Essential controls for detecting sounds are:

  1. Duration of what you mean by “sounds”
  2. Threshold below which you mean “sounds”.

The proposed effect uses both “Duration of what you mean by silence” and “Duration of what you mean by sounds” in order to intelligently determine what is “sound” and what is “silence”, thus making the effect far more accurate with real world audio (less false positives/negatives).

Do you want to mark sounds, or do you want to mark silences?
Not a hard question with the proposed effect, but as described above is confused in the current “Silence Finder”.

All other controls are about where to put the labels in relation to the detected sounds/silences. This can be as flexible or inflexible as we deem appropriate.

I wasn’t intending to provide answers to the plan you want to adopt, just trying to argue for what may be an easier solution to such issues as these effects have.

We sometimes have that argument, but I think that is only part of the issue here. The other part may be the sheer number of controls and the number of different concepts to be taken in. Unfortunately, removing helpful descriptions in the “harder to understand” controls may be the last straw when combined with layering in many extra controls as well.

Yes.

Why do we dumb down Bass and Treble for technically challenged consumers, but increase the complexity of Silence Finder which I think is often used by equally challenged people, if not more so?
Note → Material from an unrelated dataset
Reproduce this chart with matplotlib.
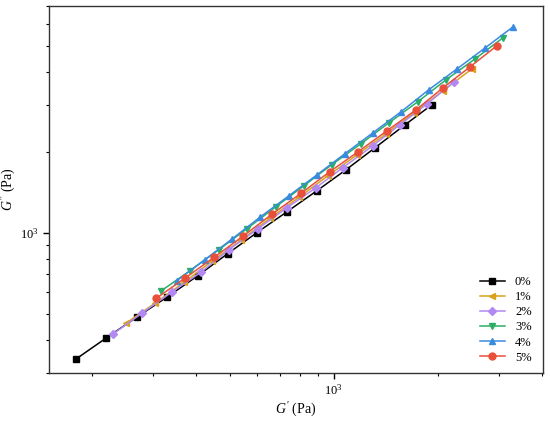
import matplotlib
matplotlib.use("Agg")
import matplotlib.pyplot as plt
from matplotlib.ticker import NullFormatter, LogLocator

plt.rcParams['font.family'] = ['Liberation Serif', 'DejaVu Serif']
plt.rcParams['mathtext.fontset'] = 'custom'
plt.rcParams['mathtext.rm'] = 'Liberation Serif'
plt.rcParams['mathtext.it'] = 'Liberation Serif:italic'

# G' (Pa) / G'' (Pa)
G1_0 = [180, 220, 270, 330, 404, 493, 598, 731, 893, 1084, 1315, 1607, 1923]
G2_0 = [339, 406, 486, 577, 692, 836, 1000, 1197, 1435, 1718, 2075, 2529, 3006]
G1_1 = [251, 305, 370, 446, 541, 656, 796, 962, 1167, 1416, 1706, 2070, 2512]
G2_1 = [461, 548, 656, 787, 942, 1138, 1361, 1633, 1954, 2339, 2805, 3388, 4093]
G1_2 = [230, 279, 341, 414, 497, 603, 731, 887, 1062, 1297, 1552, 1862, 2228]
G2_2 = [420, 502, 603, 715, 865, 1035, 1239, 1472, 1750, 2113, 2529, 3027, 3656]
G1_3 = [317, 383, 465, 560, 679, 818, 986, 1197, 1442, 1750, 2113, 2564, 3090]
G2_3 = [608, 721, 865, 1035, 1250, 1496, 1795, 2148, 2570, 3083, 3724, 4457, 5346]
G1_4 = [351, 423, 509, 614, 741, 893, 1076, 1297, 1563, 1884, 2275, 2742, 3304]
G2_4 = [662, 793, 951, 1148, 1374, 1644, 1972, 2360, 2825, 3420, 4093, 4898, 5875]
G1_5 = [307, 372, 452, 548, 665, 807, 973, 1175, 1426, 1730, 2070, 2477, 2965]
G2_5 = [571, 679, 813, 975, 1178, 1409, 1690, 2005, 2404, 2877, 3475, 4159, 4989]

LABELS = ['0%', '1%', '2%', '3%', '4%', '5%']
COLORS = ['#000000', '#D9A21E', '#B288F2', '#2BAE66', '#3A8BE0', '#E8503A']
MARKERS = ['s', '<', 'D', 'v', '^', 'o']


def main():
    xs = [G1_0, G1_1, G1_2, G1_3, G1_4, G1_5]
    ys = [G2_0, G2_1, G2_2, G2_3, G2_4, G2_5]
    fig = plt.figure(figsize=(5.5, 4.22), dpi=100)
    ax = fig.add_axes([0.089, 0.116, 0.898, 0.870])
    for x, y, lab, c, m in zip(xs, ys, LABELS, COLORS, MARKERS):
        ms = 4.5 if m == 'D' else 5.0
        ax.plot(x, y, color=c, marker=m, markersize=ms, linewidth=1.1,
                label=lab)
    ax.set_xscale('log')
    ax.set_yscale('log')
    ax.set_xlim(150, 4030)
    ax.set_ylim(300, 7030)
    for axis in (ax.xaxis, ax.yaxis):
        axis.set_major_locator(LogLocator(base=10))
        axis.set_minor_locator(LogLocator(base=10, subs=range(2, 10)))
        axis.set_minor_formatter(NullFormatter())
    ax.tick_params(which='both', direction='out', top=False, right=False,
                   labelsize=9)
    ax.tick_params(which='major', length=4, width=1)
    ax.tick_params(which='minor', length=2.5, width=0.8)
    for s in ax.spines.values():
        s.set_linewidth(1.0)
        s.set_color('#333333')
    ax.set_xlabel(r"$G^{\prime}$ (Pa)", fontsize=10, labelpad=2)
    ax.set_ylabel(r"$G^{\prime\prime}$ (Pa)", fontsize=10)
    ax.yaxis.set_label_coords(-0.062, 0.5)
    ax.legend(loc='lower right', frameon=False, fontsize=9,
              handlelength=2.0, labelspacing=0.25,
              bbox_to_anchor=(1.0, -0.005))
    fig.savefig('out.png', dpi=100)


if __name__ == "__main__":
    main()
Two reactions I had to that screenshot from users:

OMG Please don’t do that! I want to download my tapes to CD not take a degree in sciences

What’s wrong with it now? I don’t need all those features in my face making it harder to use.
Give it an advanced mode, perhaps ?

Silence Finder is already a “difficult” effect for many users. After Vocal Removal it’s the number one effect that I get personal requests for help with.

Hardly any users want region labels in Silence Finder. There are no votes for region labels in Silence Finder on Feature Requests and I don’t seem to have any stored that are waiting to be added. If there are votes uncounted (apart from yours) please show me where they are so they can be added.
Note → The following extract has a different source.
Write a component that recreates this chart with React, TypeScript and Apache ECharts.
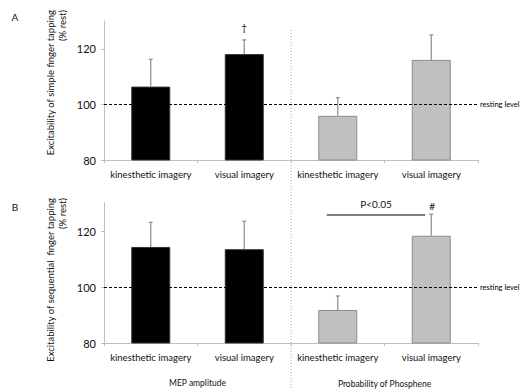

Also IMO it would complicate the Tutorials e.g. Audacity Manual to discuss region labels in depth. And it seems you want sounds detection to be default.
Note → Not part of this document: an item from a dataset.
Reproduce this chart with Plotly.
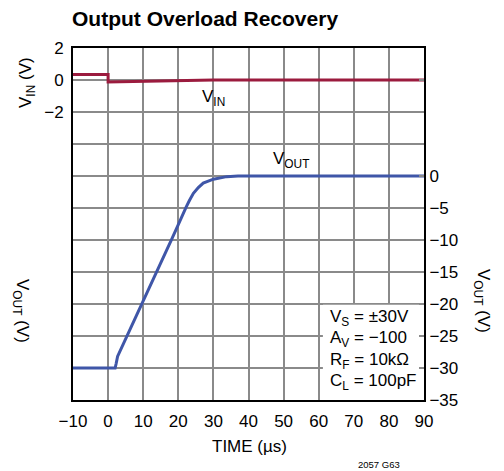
import plotly.graph_objects as go

# Input step (V) vs time (µs)
t_vin = [-10, 0, 0, 5, 10, 15, 20, 25, 30, 90]
v_vin = [0.35, 0.35, -0.13, -0.11, -0.09, -0.06, -0.03, -0.01, 0, 0]

# Output recovery (V) vs time (µs)
t_vout = [-10, 2.0, 2.3, 2.7, 5.3, 10, 14.8, 18.1, 20, 21, 22.2, 23.2, 24.3,
          25.7, 27.1, 30, 33.8, 37, 90]
v_vout = [-30, -30, -29.3, -28.2, -25.1, -19.6, -14.0, -9.9, -7.6, -6.3, -4.9,
          -3.8, -2.7, -1.8, -1.1, -0.5, -0.1, 0, 0]

x_ticks = list(range(-10, 91, 10))
vin_ticks = [2, 0, -2]
vout_ticks = list(range(-35, 21, 5))


def minus(v):
    return ("\u2212" + str(-v)) if v < 0 else str(v)


vout_labels = [minus(v) if v <= 0 else "" for v in vout_ticks]
x_labels = [minus(v) for v in x_ticks]
vin_labels = [minus(v) for v in vin_ticks]

conditions = ["V<sub>S</sub> = \u00b130V", "A<sub>V</sub> = \u2212100",
              "R<sub>F</sub> = 10k\u03a9", "C<sub>L</sub> = 100pF"]

FONT = "Liberation Sans, Arial, sans-serif"
RED = "#9b1b3e"
BLUE = "#3f56a8"
GRID = "#8a8a8a"

fig = go.Figure()
fig.add_trace(go.Scatter(x=t_vin, y=v_vin, mode="lines", yaxis="y",
                         line=dict(color=RED, width=3), showlegend=False))
fig.add_trace(go.Scatter(x=t_vout, y=v_vout, mode="lines", yaxis="y2",
                         line=dict(color=BLUE, width=3), showlegend=False))

fig.update_layout(
    width=504, height=471,
    margin=dict(l=73, r=80, t=48, b=71),
    paper_bgcolor="white", plot_bgcolor="white",
    font=dict(family=FONT, size=17, color="black"),
    xaxis=dict(range=[-10, 90], tickvals=x_ticks, ticktext=x_labels,
               showgrid=True, gridcolor=GRID, gridwidth=1.5,
               showline=True, linecolor="black", linewidth=2, mirror=True,
               ticks="", zeroline=False, ticklabelstandoff=5),
    yaxis=dict(range=[-20, 2], tickvals=vin_ticks, ticktext=vin_labels,
               showgrid=False, zeroline=False, showline=True,
               linecolor="black", linewidth=2, ticks="", ticklabelstandoff=4),
    yaxis2=dict(range=[-35, 20], tickvals=vout_ticks, ticktext=vout_labels,
                overlaying="y", side="right", showgrid=True,
                gridcolor=GRID, gridwidth=1.5, zeroline=False,
                showline=True, linecolor="black", linewidth=2,
                ticks="inside", ticklen=5, tickcolor=GRID, tickwidth=1.5),
)

# White box behind the test conditions (covers the grid, not the traces)
fig.add_shape(type="rect", xref="x", yref="y", x0=61.2, x1=90, y0=-20, y1=-14.05,
              fillcolor="white", line=dict(width=0), layer="between")


def px(xp, yp):
    return (xp - 73) / 351, (400 - yp) / 352


line_y = [318, 339, 361, 382]
for txt, py in zip(conditions, line_y):
    ax, ay = px(328, py)
    fig.add_annotation(text=txt, xref="paper", yref="paper", x=ax, y=ay,
                       xanchor="left", yanchor="middle", showarrow=False,
                       font=dict(size=17))

fig.add_annotation(text="V<sub>IN</sub>", xref="x", yref="y", x=30, y=-1.1,
                   showarrow=False, font=dict(size=17))
fig.add_annotation(text="V<sub>OUT</sub>", xref="x", yref="y2", x=52, y=2.5,
                   showarrow=False, font=dict(size=17))

for txt, (xp, yp), ang in [("V<sub>IN</sub> (V)", (27, 83), -90),
                           ("V<sub>OUT</sub> (V)", (21, 311), 90),
                           ("V<sub>OUT</sub> (V)", (482, 301), 90)]:
    ax, ay = px(xp, yp)
    fig.add_annotation(text=txt, xref="paper", yref="paper", x=ax, y=ay,
                       textangle=ang, showarrow=False, font=dict(size=17),
                       xanchor="center", yanchor="middle")

ax, ay = px(249, 435)
fig.add_annotation(text="TIME (\u00b5s)", xref="paper", yref="paper", x=ax, y=ay,
                   showarrow=False, font=dict(size=17), yanchor="top")
ax, ay = px(402, 457)
fig.add_annotation(text="2057 G63", xref="paper", yref="paper", x=ax, y=ay,
                   showarrow=False, font=dict(size=9.5), yanchor="top")
ax, ay = px(70, 18)
fig.add_annotation(text="<b>Output Overload Recovery</b>", xref="paper", yref="paper",
                   x=ax, y=ay, xanchor="left", yanchor="middle", showarrow=False,
                   font=dict(size=21))

fig.write_html("out.html")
I do think a control that offers “minimum duration of sound” or similar is wanted but at least we know a few users are asking for that. As the effects are now, Sound Finder may be the best place for that.

Precisely. So it is not really an issue for users. It is something you see by looking at the code.

Currently the user makes that decision by choosing the effect with the appropriate name.

:confused: I don’t see any “strict algorithmic descriptions” in the current Silence Finder interface.

More accurate results without too many false positives or missed detections is highly welcome. :wink:

This is not about claiming both effects are perfect - they are not so. It’s all about the user practicality of combining them. Logically I have always said I would prefer they would be combined, but often it just isn’t intuitively possible, or we might have had a combined Adjustable Fade and Text Envelope.

So I am clear, what is your objection to rewriting as separate simple “silence finder” and a complex “silence and sound finder”?

We did eventually get a very functional and very intuitive Adjustable Fade thanks to your efforts. The fact that there seem to have been few support issues with it is I think an indication that the effort was worthwhile.

I think combining Silence Finder and Sound Finder will be much harder because so many new and challenged users will be using it who have spent money on their USB tape and record converters. This effect is right up front in those users’ eyes and right up front in the damage it can do if the effect is seen as too complicated. Many will of course be trying to use this without looking at the Audacity Manual (or reading some manual that came with the hardware which describes something like the long-established Silence Finder). We’ve really got to be careful with this, IMHO.

In sum I see no compelling need to combine Silence Finder and Sound Finder. There are weaknesses in both but (as far as I know) there are not large numbers of complaints about either nor are there user demands to combine them that I know of.

If you are adamant we must combine these effects then I’ll try and work with you, that’s all I can say, but I am not sure it as good a use of time as improving separate effects.


Gale

Most of Audacity is “seriously unusable for novices” at least for those that don’t bother to RTFM - digital audio editing is not trivial …

I’m basically with Steve here with regard to shorter labels etc. - longer labelling is tedious for the power user and the seasoned regular user (of whom there are many).
And let’s not forget the nub of this particular proposal was to consolidate the two analyzers into a single one since they are so closely related - and I strongly support that underlying idea.

So what we should be exploring here is how to make the GUI for this proposed unified analyser understandable, approachable and effective.

I, for one, certainly don’t want to end up with two separate analyzers for this: one for novices and t’other for power users that would be a nonsense imo. Maybe though we could explore a default dialog which was simplified and an “Advanced Usage” (or whatever) button to reveal a more complex dialog interaction - plus a preference setting to always get the advanced dialog.

Peter.

P.S. I moved this back from the archive as it was locked for writing there (apart from Steve and Gale) - and I don’t think we are done with this topic quite yet.